With the release of the incredibly popular app Pokémon GO, smartphones are more visible than ever before in the hands of community members of all ages. In the interest of promoting a safe atmosphere to ensure students don't have their fun turn sour, the University of North Georgia (UNG) is asking all constituents, especially students, to take some precautions.
"As our students, faculty and staff have likely read, there have been some very serious unintended consequences of this game; parks, highways, businesses, churches, and private residences have been sites of near misses and terrible tragedy," said Dr. Janet Marling, vice president for student affairs and enrollment management. "At this time, UNG has not placed any restrictions on playing the game on university property. However, should anyone choose to play, I ask that they be mindful of the safety tips offered by our own Department of Public Safety."
These tips include:
- Hazards such as traffic, stairs, and even other players could end your game early. Players are encouraged to enjoy the game in pairs or small groups.
- Keep an eye on real-life surroundings. UNG campuses are open to the public and hunters come in all varieties. If you see anyone acting suspiciously, please contact UNG police for assistance at 706-864-1500. Also, take care not to be lured to an unsafe location by the promise of a rare Pokémon.
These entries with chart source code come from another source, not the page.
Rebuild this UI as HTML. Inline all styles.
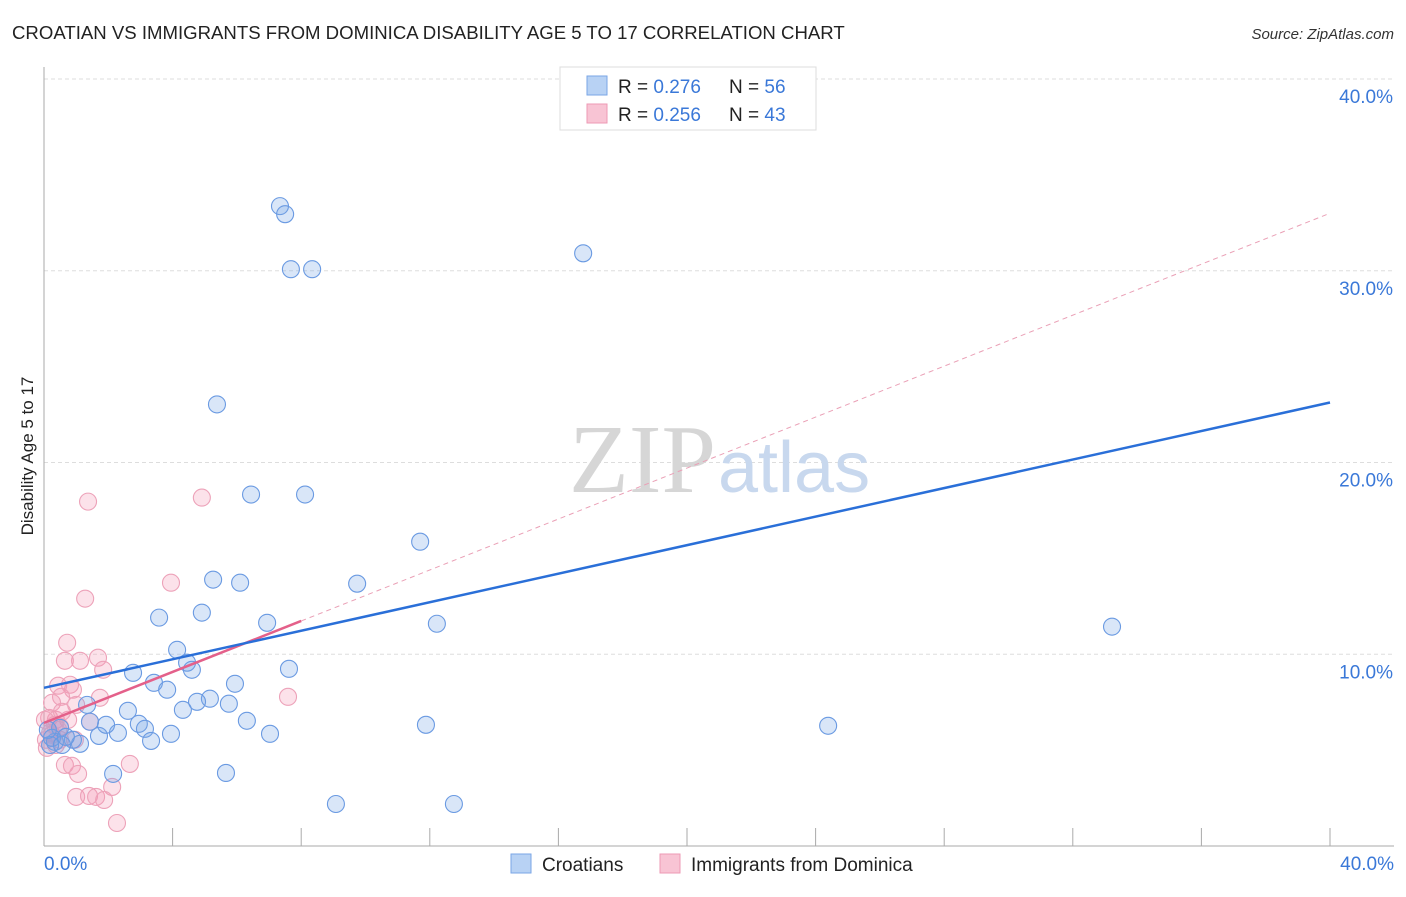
<!DOCTYPE html>
<html><head><meta charset="utf-8"><style>
body{margin:0;background:#fff;font-family:"Liberation Sans",sans-serif;}
</style></head><body>
<svg id="chart" width="1406" height="892" font-family="Liberation Sans, sans-serif" xmlns="http://www.w3.org/2000/svg">
<text x="12" y="39" font-size="18.6" fill="#222">CROATIAN VS IMMIGRANTS FROM DOMINICA DISABILITY AGE 5 TO 17 CORRELATION CHART</text>
<text x="1394" y="39" font-size="15" font-style="italic" fill="#333" text-anchor="end">Source: ZipAtlas.com</text>
<text x="33" y="456" font-size="17" fill="#222" text-anchor="middle" transform="rotate(-90 33 456)">Disability Age 5 to 17</text>
<g id="grid"></g>
<text x="716" y="492" font-size="98" fill="#d6d6d6" text-anchor="end" style="font-family:'Liberation Serif',serif">ZIP</text>
<text x="718" y="492" font-size="72" fill="#c8d8ee">atlas</text>
<g id="marks"></g>
<g>
<rect x="560" y="67" width="256" height="63" fill="#fff" stroke="#ddd"/>
<rect x="587" y="76" width="20" height="19" fill="#b8d2f4" stroke="#7aa6e6"/>
<rect x="587" y="104" width="20" height="19" fill="#f8c4d4" stroke="#ee9ab4"/>
<text x="618" y="93" font-size="19" fill="#222">R = <tspan fill="#3a78d8">0.276</tspan></text>
<text x="729" y="93" font-size="19" fill="#222">N = <tspan fill="#3a78d8">56</tspan></text>
<text x="618" y="121" font-size="19" fill="#222">R = <tspan fill="#3a78d8">0.256</tspan></text>
<text x="729" y="121" font-size="19" fill="#222">N = <tspan fill="#3a78d8">43</tspan></text>
</g>
<g>
<rect x="511" y="854" width="20" height="19" fill="#b8d2f4" stroke="#7aa6e6"/>
<text x="542" y="871" font-size="19" fill="#222">Croatians</text>
<rect x="660" y="854" width="20" height="19" fill="#f8c4d4" stroke="#ee9ab4"/>
<text x="691" y="871" font-size="19" fill="#222">Immigrants from Dominica</text>
</g>
</svg>
<script>
const yTicks=[10,20,30,40];
const yTickLabels=["10.0%","20.0%","30.0%","40.0%"];
const xEndLabels=["0.0%","40.0%"];
const blueX=[7.34,7.50,7.68,8.34,16.77,5.38,6.44,8.12,11.70,9.74,5.26,6.10,3.58,4.91,6.94,12.22,33.22,4.14,4.45,4.60,7.62,2.77,3.42,3.83,5.94,5.16,4.76,4.32,5.75,2.61,1.34,6.31,2.95,3.14,3.95,7.03,11.88,24.39,1.71,2.30,1.93,1.43,3.33,1.12,0.50,0.34,0.19,0.90,5.66,2.15,9.08,12.75,0.25,0.56,0.12,0.68];
const blueY=[33.37,32.95,30.08,30.08,30.91,23.03,18.33,18.33,15.87,13.68,13.89,13.73,11.91,12.17,11.64,11.59,11.44,10.23,9.56,9.19,9.24,9.03,8.51,8.15,8.46,7.68,7.52,7.10,7.42,7.05,7.36,6.53,6.37,6.11,5.85,5.85,6.32,6.27,5.74,5.90,6.32,6.48,5.48,5.33,6.16,5.43,5.27,5.54,3.81,3.76,2.19,2.19,5.64,5.27,6.06,5.69];
const pinkX=[1.37,4.91,3.95,1.28,0.72,0.65,1.12,1.68,1.84,0.81,0.90,0.44,0.53,1.74,1.00,7.59,0.25,0.16,0.37,0.75,1.43,0.50,0.19,0.96,0.50,0.09,0.65,0.87,1.06,2.67,2.12,1.00,1.40,1.62,1.87,2.27,0.37,0.25,0.44,0.03,0.56,0.06,0.34];
const pinkY=[17.96,18.17,13.73,12.90,10.60,9.66,9.66,9.82,9.19,8.41,8.15,8.36,7.78,7.73,7.36,7.78,7.47,6.68,6.58,6.58,6.48,6.21,5.90,5.54,5.54,5.12,4.23,4.18,3.76,4.28,3.08,2.56,2.61,2.56,2.40,1.20,5.27,5.80,6.06,6.58,7.00,5.54,6.32];
const blueTrend=[8.25,23.13];
const pinkTrend=[6.42,33.0];
const pinkSolidEnd=8.0;

const X0=44,X1=1330,Y0=846,Y40=79;
const sx=v=>X0+(X1-X0)*v/40;
const sy=v=>Y0-(Y0-Y40)*v/40;
const NS="http://www.w3.org/2000/svg";
function mk(tag,attrs,parent){const e=document.createElementNS(NS,tag);for(const k in attrs)e.setAttribute(k,attrs[k]);parent.appendChild(e);return e;}
const grid=document.getElementById('grid'),marks=document.getElementById('marks'),svg=document.getElementById('chart');
yTicks.forEach((t,i)=>{
 const l=mk('line',{x1:44,x2:1394,y1:sy(t),y2:sy(t),stroke:'#ddd','stroke-dasharray':'4,3'},grid);
 
 
 const tx=mk('text',{x:1393,y:sy(t)+24,'font-size':19,fill:'#3a78d8','text-anchor':'end'},svg);
 tx.textContent=yTickLabels[i];
 
 
});
const ax=mk('line',{x1:44,x2:44,y1:67,y2:846,stroke:'#aaa'},grid);


const bx=mk('line',{x1:44,x2:1394,y1:846,y2:846,stroke:'#aaa'},grid);


for(let i=1;i<=10;i++){
 const t=mk('line',{x1:sx(i*4),x2:sx(i*4),y1:828,y2:846,stroke:'#aaa'},grid);
 
 
}
[[0,'start',44],[40,'end',1394]].forEach((a,i)=>{
 const t=mk('text',{x:a[2],y:870,'font-size':19,fill:'#3a78d8','text-anchor':a[1]},svg);
 t.textContent=xEndLabels[i];
 
 
});
function pts(xs,ys,fill,stroke,name){
 xs.forEach((x,i)=>{
  const c=mk('circle',{cx:sx(x),cy:sy(ys[i]),r:8.5,fill:fill,stroke:stroke,'stroke-width':1.1},marks);
  
  
 });
}
pts(pinkX,pinkY,'rgba(244,150,178,0.28)','#eda2b9','dominica-point');
pts(blueX,blueY,'rgba(120,165,230,0.28)','#6a9ae2','croatian-point');
const pd=mk('line',{x1:sx(pinkSolidEnd),y1:sy(pinkTrend[0]+(pinkTrend[1]-pinkTrend[0])*pinkSolidEnd/40),x2:sx(40),y2:sy(pinkTrend[1]),stroke:'#eaa0b6','stroke-width':1,'stroke-dasharray':'5,4'},marks);


const ps=mk('line',{x1:sx(0),y1:sy(pinkTrend[0]),x2:sx(pinkSolidEnd),y2:sy(pinkTrend[0]+(pinkTrend[1]-pinkTrend[0])*pinkSolidEnd/40),stroke:'#e4608a','stroke-width':2.5},marks);


const bl=mk('line',{x1:sx(0),y1:sy(blueTrend[0]),x2:sx(40),y2:sy(blueTrend[1]),stroke:'#2a6fd8','stroke-width':2.5},marks);


</script>
</body></html>
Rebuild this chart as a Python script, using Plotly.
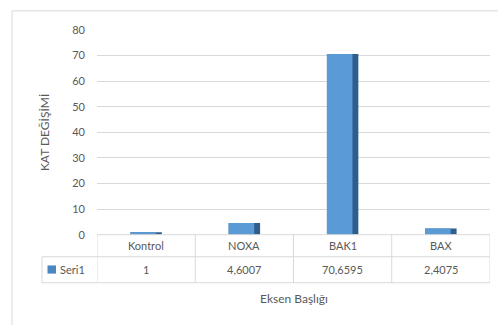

Be aware that some crimes have been committed by people actively seeking players who are not paying close attention to their surroundings.
- Stick to areas you are familiar with and do not trespass on private property. Playing the game is a privilege and not a right, so be respectful of other's property, including campus memorials and landscaping. Limit play after dark.
- Protect your personal information. Rather than using your regular Google account, you may want to create a new profile solely dedicated to the game.
"Our top priority is always the safety of our students and university members. We understand that the excitement generated by this game has made some players less concerned or aware of potential problems around them, but we want to encourage the UNG community to stay vigilant so that we may all continue to enjoy a safe environment on our campuses," said Justin Gaines, chief of police and director of public safety for UNG.